Councils of governments can combine the authority and purchasing power of their members to deliver better service. Furthermore, a textbook example can be found with the South Bay Cities Council of Governments (SBCCOG)’s effort to create a regional broadband network. This saves its member cities money while improving service. This is the ring of fiber
The South Bay Fiber Network project will create a ring of “dark fiber” around the South Bay by summer of 2020. (Dark fiber is dedicated and unmetered connectivity that provides nearly unlimited bandwidth options). The system will provide high-speed connectivity for carrier-grade internet service. A ring architecture protects the core network and automatically re-routes traffic in the event of a disruption. Bandwidth availability starts with 1 gigabit (Gb) and will scale to 10 Gb (and even higher speeds as members require). The system will also have two diverse internet “points of presence” (“POP”) at world-class data-centers in El Segundo and Hawthorne.

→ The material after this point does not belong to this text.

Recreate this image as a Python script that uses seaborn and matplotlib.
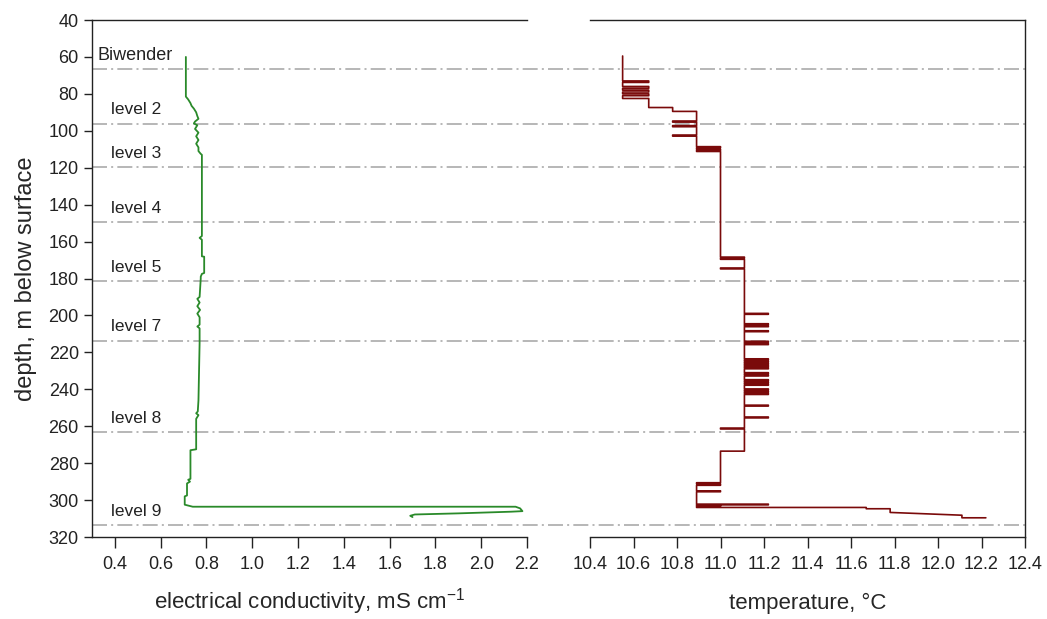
import pandas as pd
import seaborn as sns
import matplotlib.pyplot as plt

# electrical conductivity profile (depth in m, EC in mS/cm)
ec_depth = [60, 81.5, 83, 85, 86.5, 88, 90, 92, 93.5, 95, 96, 97, 99, 101, 103, 105, 107, 109, 111, 112.5, 113,
            150, 157, 158, 159, 168, 168.2, 177, 177.5, 179, 180, 190, 191, 193, 195, 197, 199, 201, 205, 206, 207,
            215, 246, 252, 253, 254, 256, 262, 272.5, 273, 288.5, 289, 290, 291, 297.5, 298, 302.5, 303.6, 303.6,
            304.5, 306, 306.3, 307.2, 307.8, 308.5, 309.2]
ec_value = [0.71, 0.71, 0.72, 0.73, 0.735, 0.745, 0.755, 0.76, 0.765, 0.75, 0.745, 0.76, 0.75, 0.765, 0.755, 0.765, 0.755, 0.765, 0.765, 0.775, 0.78,
            0.78, 0.78, 0.77, 0.78, 0.78, 0.79, 0.79, 0.78, 0.775, 0.775, 0.77, 0.76, 0.77, 0.76, 0.772, 0.76, 0.77, 0.77, 0.76, 0.77,
            0.77, 0.765, 0.762, 0.755, 0.765, 0.755, 0.755, 0.755, 0.73, 0.73, 0.72, 0.728, 0.715, 0.715, 0.705, 0.705, 0.74, 2.15,
            2.17, 2.18, 2.13, 1.9, 1.71, 1.69, 1.70]

# temperature profile (depth in m, temperature in degC)
t_depth = [59.5, 73, 73, 73.8, 73.8, 76, 76, 77, 77, 78, 78, 79, 79, 80, 80, 81, 81, 82.5, 82.5, 87.4, 87.4, 89.5, 89.5,
           94.7, 94.7, 95.3, 95.3, 97.2, 97.2, 97.8, 97.8, 102.3, 102.3, 102.9, 102.9, 108.6, 108.6, 109.2, 109.2, 110, 110,
           110.6, 110.6, 111.2, 111.2, 168.4, 168.4, 169, 169, 169.6, 169.6, 174.3, 174.3, 174.8, 174.8,
           198.9, 198.9, 199.4, 199.4, 204.5, 204.5, 205, 205, 205.6, 205.6, 206.1, 206.1, 208.3, 208.3, 208.8, 208.8,
           214, 214, 214.5, 214.5, 215.3, 215.3, 215.8, 215.8,
           223.5, 223.5, 224.1, 224.1, 224.7, 224.7, 225.3, 225.3, 225.9, 225.9, 226.5, 226.5, 227.1, 227.1, 227.7, 227.7,
           228.3, 228.3, 228.9, 228.9, 231, 231, 231.6, 231.6, 232.2, 232.2, 232.8, 232.8,
           234.8, 234.8, 235.4, 235.4, 236, 236, 236.6, 236.6, 237.2, 237.2, 237.8, 237.8,
           239.8, 239.8, 240.4, 240.4, 241, 241, 241.6, 241.6, 242.2, 242.2, 242.8, 242.8,
           248.6, 248.6, 249.1, 249.1, 255, 255, 255.5, 255.5, 261, 261, 261.5, 261.5, 273.5, 273.5,
           290.6, 290.6, 291.3, 291.3, 292, 292, 295, 295, 295.5, 295.5,
           302.2, 302.2, 302.6, 302.6, 303, 303, 303.4, 303.4, 304, 304, 304.7, 304.7, 306.7, 308.2, 309.6, 309.6]
t_value = [10.55, 10.55, 10.67, 10.67, 10.55, 10.55, 10.67, 10.67, 10.55, 10.55, 10.67, 10.67, 10.55, 10.55, 10.67, 10.67, 10.55, 10.55, 10.67, 10.67, 10.78, 10.78, 10.89,
           10.89, 10.78, 10.78, 10.89, 10.89, 10.78, 10.78, 10.89, 10.89, 10.78, 10.78, 10.89, 10.89, 11.0, 11.0, 10.89, 10.89, 11.0,
           11.0, 10.89, 10.89, 11.0, 11.0, 11.11, 11.11, 11.0, 11.0, 11.11, 11.11, 11.0, 11.0, 11.11,
           11.11, 11.22, 11.22, 11.11, 11.11, 11.22, 11.22, 11.11, 11.11, 11.22, 11.22, 11.11, 11.11, 11.22, 11.22, 11.11,
           11.11, 11.22, 11.22, 11.11, 11.11, 11.22, 11.22, 11.11,
           11.11, 11.22, 11.22, 11.11, 11.11, 11.22, 11.22, 11.11, 11.11, 11.22, 11.22, 11.11, 11.11, 11.22, 11.22, 11.11,
           11.11, 11.22, 11.22, 11.11, 11.11, 11.22, 11.22, 11.11, 11.11, 11.22, 11.22, 11.11,
           11.11, 11.22, 11.22, 11.11, 11.11, 11.22, 11.22, 11.11, 11.11, 11.22, 11.22, 11.11,
           11.11, 11.22, 11.22, 11.11, 11.11, 11.22, 11.22, 11.11, 11.11, 11.22, 11.22, 11.11,
           11.11, 11.22, 11.22, 11.11, 11.11, 11.22, 11.22, 11.11, 11.11, 11.0, 11.0, 11.11, 11.11, 11.0,
           11.0, 10.89, 10.89, 11.0, 11.0, 10.89, 10.89, 11.0, 11.0, 10.89,
           10.89, 11.22, 11.22, 10.89, 10.89, 11.0, 11.0, 10.89, 10.89, 11.67, 11.67, 11.78, 11.78, 12.11, 12.11, 12.22]

# monitoring levels
level_names = ['Biwender', 'level 2', 'level 3', 'level 4', 'level 5', 'level 7', 'level 8', 'level 9']
level_depth = [66.7, 96.5, 119.5, 149.6, 181.3, 213.8, 263.3, 313.5]
label_depth = [59, 88.5, 112.5, 142, 174, 206, 256, 306]

ec = pd.DataFrame({'depth': ec_depth, 'ec': ec_value})
temp = pd.DataFrame({'depth': t_depth, 't': t_value})

sns.set_style("ticks")
plt.rcParams['font.family'] = ['Liberation Sans', 'DejaVu Sans']

fig = plt.figure(figsize=(10.47, 6.19), dpi=100)
ax1 = fig.add_axes([92/1047, 1-537/619, 435/1047, 517/619])
ax2 = fig.add_axes([590/1047, 1-537/619, 435/1047, 517/619])
ax2.patch.set_visible(False)

sns.lineplot(data=ec, x='ec', y='depth', sort=False, estimator=None, color='#2a8a2a', linewidth=1.3, ax=ax1)
sns.lineplot(data=temp, x='t', y='depth', sort=False, estimator=None, color='#7a0a0a', linewidth=1.2, ax=ax2)

for ax in (ax1, ax2):
    ax.set_ylim(320, 40)
    ax.tick_params(axis='both', labelsize=13, colors='#222222', length=6, width=1)
    ax.tick_params(axis='x', length=8, pad=6)
    for s in ax.spines.values():
        s.set_color('#222222')
        s.set_linewidth(1)

ax1.set_xlim(0.3, 2.2)
ax1.set_xticks([0.4, 0.6, 0.8, 1.0, 1.2, 1.4, 1.6, 1.8, 2.0, 2.2])
ax1.set_yticks(range(40, 321, 20))
ax1.spines['top'].set_visible(True)
ax1.spines['right'].set_visible(False)
ax1.set_xlabel('electrical conductivity, mS cm$^{\\mathregular{-1}}$', fontsize=16, labelpad=9)
ax1.set_ylabel('depth, m below surface', fontsize=17, labelpad=8)

ax2.set_xlim(10.4, 12.4)
ax2.set_xticks([10.4, 10.6, 10.8, 11.0, 11.2, 11.4, 11.6, 11.8, 12.0, 12.2, 12.4])
ax2.set_yticks([])
ax2.spines['left'].set_visible(False)
ax2.spines['top'].set_visible(True)
ax2.spines['right'].set_visible(True)
ax2.set_xlabel('temperature, °C', fontsize=16, labelpad=14)
ax2.set_ylabel('')

# dash-dot level lines running across both panels
span = (1025 - 92) / 435
for d in level_depth:
    ax1.plot([0, span], [d, d], transform=ax1.get_yaxis_transform(), color='#aaaaaa',
             linewidth=1.2, dashes=(9, 2.5, 1.2, 2.5), clip_on=False, zorder=1)

for i, (name, d) in enumerate(zip(level_names, label_depth)):
    x = 0.322 if i == 0 else 0.381
    ax1.text(x, d, name, fontsize=13 if i == 0 else 12.5, color='#222222', va='center', ha='left')

fig.savefig('out.png', dpi=100)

The result will be that cities will be paying less for more service. The cities will pay about $1,000 per month for a minimum of 1 gigabit of service. However, the price will decrease as more services are linked to the system. Service (at slightly higher rates) will also be available for 2, 5, and 10 gigabits. To compare: A SBCCOG survey found that cities were currently paying an average of $3,627 per month. This is for internet speeds well under one gigabit.
Put another way, cities will be able to access 10-gigabit levels of data for cheaper than they are currently paying for less than 1 gigabit.